NPU utilization is not a performance metrics, but it’s one of the key metrics to indicate how much the model utilizes a NPU device for inferences. NPU utilization can be defined as the proportion of time the NPU is used during inference. With NPU utilziation, we can evaluate how well the model is well-optimized for NPU acceleration. Sometimes, it may also imply the room for further optimization opportunities. Please refer to Toolkit for how to measure NPU utilization.

Performance Profiling

To analyze the performance of a workload, we need to measure performance metrics as well as we need to have a closer look at the times of NPU executions, CPU computations, and I/O operations.

For them, there are two useful tools in Furiosa SDK.

furiosa-bench (Benchmark Tool) is a tool to measure the performance metrics such as latencies and throughput (i.e., QPS - queries per second).
Performance Profiling provides a way to measure the durations of NPU executions and other operations.

furiosa-bench also provides --trace-output option to generate a trace file. This is another easy way to measure the durations of NPU executions and other operations from a running workload.

Model Optimization

In this seciton, we introduce some model optimization techniques to improve the performance of models. They key idea of the model optimization is to identify the bottleneck parts (usually operators) of the model and to reduce the times of the bottleneck parts or remove them.

For example, if some operators of a model are not accelerated by NPU, they can be a major bottleneck. If you remove the operators or replace them with other equivalents, the inference latency can be reduced significantly.

Optimizing `Quantize` Operator

FuriosaAI’s first-generation NPU, Warboy, supports only int8 type. As the majority of deep learning models are built upon floating point types like fp32 and fp16, to execute these models on Warboy, a quantization step is necessary to convert the fp32 weights to int8 model weights. In addition, the quantization step adds quantize, dequantize operators to the input and output parts of the model respectively. quantize and dequantize operators convert fp32 input values to int8 values and vice versa. Those operators are executed on the CPU and are time-consuming.

Inputs of many CNN-based models are images. In particular, an image is represented as RGB channels. In other words, a single image is composed of three images for each channel of RGB, where each image is represented with 8-bit integer values, ranging from 0 to 255.

To feed an image to a model, we need to convert the int8 values of each RGB channel to fp32 values, and quantize operator in the model converts fp32 values to int8 values. It’s unnecessary if we can feed RGB images in int8 to a model directly.
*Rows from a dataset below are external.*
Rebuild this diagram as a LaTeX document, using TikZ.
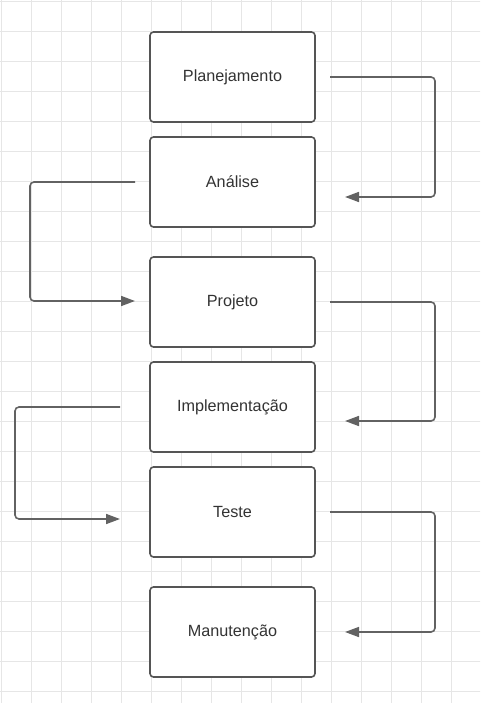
\documentclass[tikz,border=0pt]{standalone}
\usepackage{fontspec}
\setmainfont{Liberation Sans}
\usetikzlibrary{positioning, arrows.meta}

\definecolor{gridgray}{HTML}{E6E6E6}
\definecolor{boxgray}{HTML}{555555}
\definecolor{linegray}{HTML}{626262}
\definecolor{textgray}{HTML}{333333}

\tikzset{
  phase/.style={draw=boxgray, fill=white, line width=1.6pt, rounded corners=3.5pt,
    minimum width=165pt, minimum height=90pt, outer sep=0pt, text=textgray,
    font=\fontsize{16.2}{19}\selectfont},
  flow/.style={draw=linegray, line width=1.6pt, rounded corners=4pt,
    -{Triangle[length=14pt,width=10pt]}}
}

\begin{document}
\begin{tikzpicture}
\useasboundingbox (0,0) rectangle (480pt,-703pt);
\begin{scope}
\clip (0,0) rectangle (480pt,-703pt);
\draw[gridgray, line width=0.8pt, shift={(1pt,-1pt)}] (-30pt,30pt) grid[step=30pt] (510pt,-720pt);
\end{scope}

\node[phase] at (232.5pt,-77pt) (plan) {Planejamento};
\node[phase, below=15pt of plan] (analise) {Análise};
\node[phase, below=30pt of analise] (projeto) {Projeto};
\node[phase, below=15pt of projeto] (impl) {Implementação};
\node[phase, below=15pt of impl] (teste) {Teste};
\node[phase, below=30pt of teste] (manut) {Manutenção};

\coordinate[right=15pt of plan] (s1);
\coordinate[right=30pt of analise, yshift=-15pt] (e1);
\coordinate[left=15pt of analise] (s2);
\coordinate[left=15pt of projeto, yshift=1pt] (e2);
\coordinate[right=15pt of projeto] (s3);
\coordinate[right=30pt of impl, yshift=-14pt] (e3);
\coordinate[left=30pt of impl] (s4);
\coordinate[left=30pt of teste, yshift=-7pt] (e4);
\coordinate[right=15pt of teste] (s5);
\coordinate[right=30pt of manut] (e5);

\draw[flow] (s1) -- ++(105pt,0) |- (e1);
\draw[flow] (s2) -- ++(-105pt,0) |- (e2);
\draw[flow] (s3) -- ++(105pt,0) |- (e3);
\draw[flow] (s4) -- ++(-105pt,0) |- (e4);
\draw[flow] (s5) -- ++(105pt,0) |- (e5);
\end{tikzpicture}
\end{document}
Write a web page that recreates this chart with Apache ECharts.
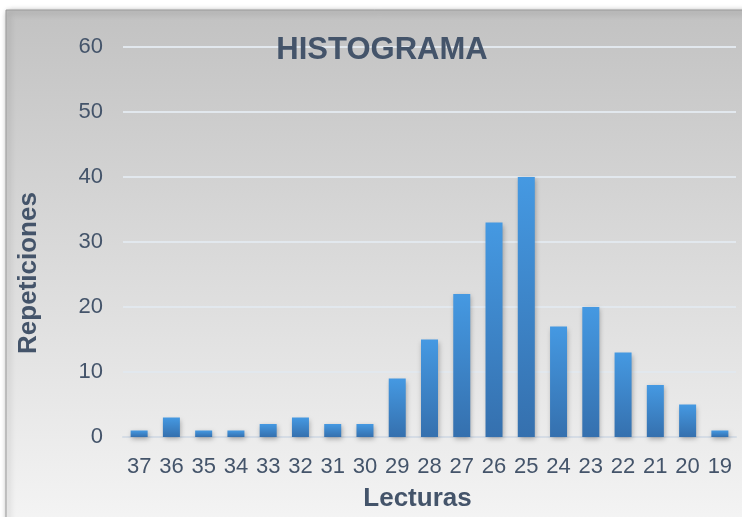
<!DOCTYPE html>
<html><head><meta charset="utf-8">
<script src="https://cdn.jsdelivr.net/npm/echarts@6/dist/echarts.min.js"></script>
<style>html,body{margin:0;padding:0;background:#fff}#c{width:742px;height:517px}</style>
</head><body><div id="c"></div>
<script>
const categories = ['37','36','35','34','33','32','31','30','29','28','27','26','25','24','23','22','21','20','19'];
const values = [1,3,1,1,2,3,2,2,9,15,22,33,40,17,20,13,8,5,1];
const yTicks = [0,10,20,30,40,50,60];
const chart = echarts.init(document.getElementById('c'));
const font = '"Liberation Sans", Arial, sans-serif';
const txt = '#44546a';
chart.setOption({
  animation:false,
  graphic:[{type:'rect',z:-10,shape:{x:6,y:10,width:745,height:515},
    style:{fill:new echarts.graphic.LinearGradient(0,0,0,1,[{offset:0,color:'#c2c2c2'},{offset:1,color:'#f4f4f4'}]),
      stroke:'#9a9a9a',lineWidth:1,shadowBlur:6,shadowColor:'rgba(0,0,0,0.45)',shadowOffsetX:2,shadowOffsetY:2}}],
  title:{text:'HISTOGRAMA',left:377,top:30,textAlign:'center',textStyle:{fontFamily:font,fontSize:31,fontWeight:'bold',color:txt}},
  grid:{left:123,right:6,top:47,bottom:80},
  xAxis:{type:'category',data:categories,name:'Lecturas',nameLocation:'middle',nameGap:49,
    nameTextStyle:{fontFamily:font,fontSize:26,fontWeight:'bold',color:txt,padding:[0,24,0,0]},
    axisLine:{lineStyle:{color:'#d5dce5',width:2}},axisTick:{show:false},
    axisLabel:{fontFamily:font,fontSize:22,color:txt,margin:19,interval:0}},
  yAxis:{type:'value',min:0,max:60,interval:10,name:'Repeticiones',nameLocation:'middle',nameGap:81,
    nameTextStyle:{fontFamily:font,fontSize:26,fontWeight:'bold',color:txt,padding:[0,62,0,0]},
    axisLine:{show:false},axisTick:{show:false},
    axisLabel:{fontFamily:font,fontSize:22,color:txt,margin:20,formatter:v=>yTicks.includes(v)?String(v):''},
    splitLine:{lineStyle:{color:'#e2e8ee',width:2}}},
  series:[{type:'bar',data:values,barWidth:17,
    itemStyle:{color:new echarts.graphic.LinearGradient(0,0,0,1,[{offset:0,color:'#4599e2'},{offset:1,color:'#3570ae'}]),
      shadowBlur:5,shadowColor:'rgba(0,0,0,0.3)',shadowOffsetX:1,shadowOffsetY:2}}]
});
</script></body></html>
To support this optimization, furiosa-quantizer provides the ModelEditor API. ModelEditor takes the model optimized by optimize_model().

model = onnx.load_model("yolox_l.onnx")
model = optimize_model(model)

editor = ModelEditor(model)

convert_input_type() method of ModelEditor takes a tensor name and a data type as arguments. It modifies the data type of the input tensor in the model to be the given arguments. The target type can be either INT8 or UINT8. You can find the tensor name through get_pure_input_names method.

input_tensor_name = get_pure_input_names(model)[0]

# Convert this input tensor to uint8
editor.convert_input_type(input_tensor_name, TensorType.UINT8)

As you can see in the above example, convert_input_type changes the data type of the input tensor to be uint8. The reason why we use uint8 instead of int8 is that the pixel values are represented as positive values.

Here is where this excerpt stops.